Oddly, the only member of the court to disagree with Marshall to any degree at all, was Jefferson's only appointee on the court to this point in time, William Johnson, from South Carolina. And his only objection was that he thought the Indians had a better claim to the land than did the state of Georgia. Still, he managed, at the end of his argument, to state the obvious. “I have been very unwilling to proceed to the decision of this cause at all,” he wrote, because, “It appears to me to bear strong evidence, upon the face of it, of being a mere feigned case.” But having stated that, Johnson then folded his tent and concurred with Marshall's decision. And so the court had decided in favor of the New England Mississippi Company and all the other speculators in the Yazoo land sales.
The cost of that decision became clear in 1814, when the Federal government reached a settlement with all the “innocent third parties” in the Yazoo land fraud.

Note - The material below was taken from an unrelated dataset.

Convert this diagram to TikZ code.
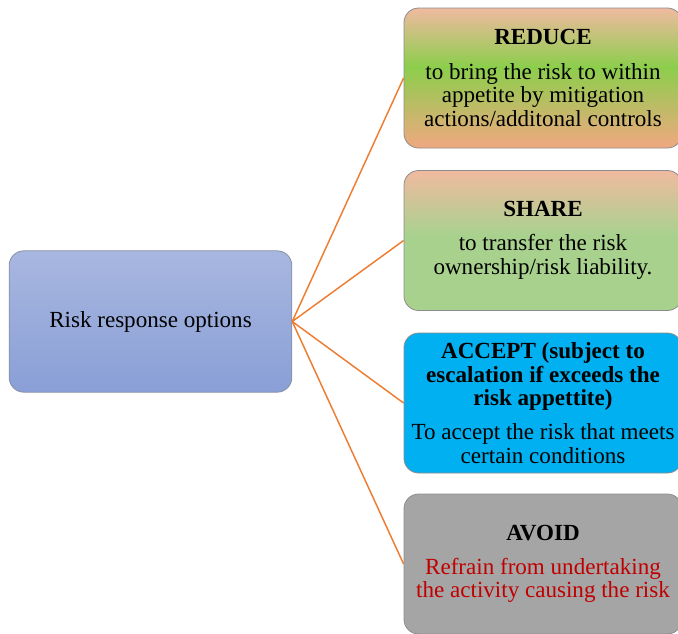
\documentclass[tikz,border=0pt]{standalone}
\usepackage{fontspec}
\setmainfont{Liberation Serif}

\definecolor{rootTop}{RGB}{168,183,224}
\definecolor{rootBot}{RGB}{137,159,214}
\definecolor{peachTop}{RGB}{240,186,160}
\definecolor{peachBot}{RGB}{240,168,128}
\definecolor{leafGreen}{RGB}{140,206,76}
\definecolor{shareGreen}{RGB}{169,209,142}
\definecolor{acceptBlue}{RGB}{0,176,240}
\definecolor{avoidGray}{RGB}{165,165,165}
\definecolor{avoidRed}{RGB}{192,0,0}
\definecolor{linkOrange}{RGB}{237,125,49}

\pgfdeclareverticalshading{reduceFill}{100bp}{color(0bp)=(peachBot); color(25bp)=(peachBot); color(54bp)=(leafGreen); color(75bp)=(peachTop); color(100bp)=(peachTop)}
\pgfdeclareverticalshading{shareFill}{100bp}{color(0bp)=(shareGreen); color(25bp)=(shareGreen); color(52bp)=(shareGreen); color(75bp)=(peachTop); color(100bp)=(peachTop)}

\begin{document}
\begin{tikzpicture}[x=0.75pt, y=-0.75pt,
  box/.style={rectangle, rounded corners=11pt, draw=black!45, line width=0.6pt,
    minimum width=208.5pt, minimum height=105pt, align=center,
    font=\fontsize{17.3}{17.6}\selectfont},
  link/.style={linkOrange, line width=1.1pt}]
\useasboundingbox (0,0) rectangle (678,633);

% Root
\node[box, draw=rootBot!60!black!70, minimum width=212pt, minimum height=106pt,
  top color=rootTop, bottom color=rootBot] (root) at (150.5,321.5) {Risk response options};

% Options
\node[box, shading=reduceFill] (reduce) at (543,78)
  {\textbf{REDUCE}\\[8pt] to bring the risk to within\\ appetite by mitigation\\ actions/additonal controls};
\node[box, shading=shareFill] (share) at (543,240.5)
  {\textbf{SHARE}\\[8pt] to transfer the risk\\ ownership/risk liability.};
\node[box, fill=acceptBlue] (accept) at (543,403)
  {\textbf{ACCEPT (subject to}\\ \textbf{escalation if exceeds the}\\ \textbf{risk appettite)}\\[8pt] To accept the risk that meets\\ certain conditions};
\node[box, fill=avoidGray] (avoid) at (543,564)
  {\textbf{AVOID}\\[8pt] \textcolor{avoidRed}{Refrain from undertaking}\\ \textcolor{avoidRed}{the activity causing the risk}};

% Links
\draw[link] (root.east) -- (reduce.west);
\draw[link] (root.east) -- (share.west);
\draw[link] (root.east) -- (accept.west);
\draw[link] (root.east) -- (avoid.west);
\end{tikzpicture}
\end{document}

Having already paid Georgia in 1802 $4,300,000 for the land, (the modern equivalent of $63.5 million) they now paid the speculators in the various companies another $5 million for the same land (the modern equivalent of $50.5 million).
By comparison, it made Patrick Henry's scheme to cheat the tax payers of Georgia seem small potatoes. This would be far from the last time the Federal courts and the government colluded in assisting thieves in robbing the public. And such behavior, as you have seen,  started with the very birth of our Republic.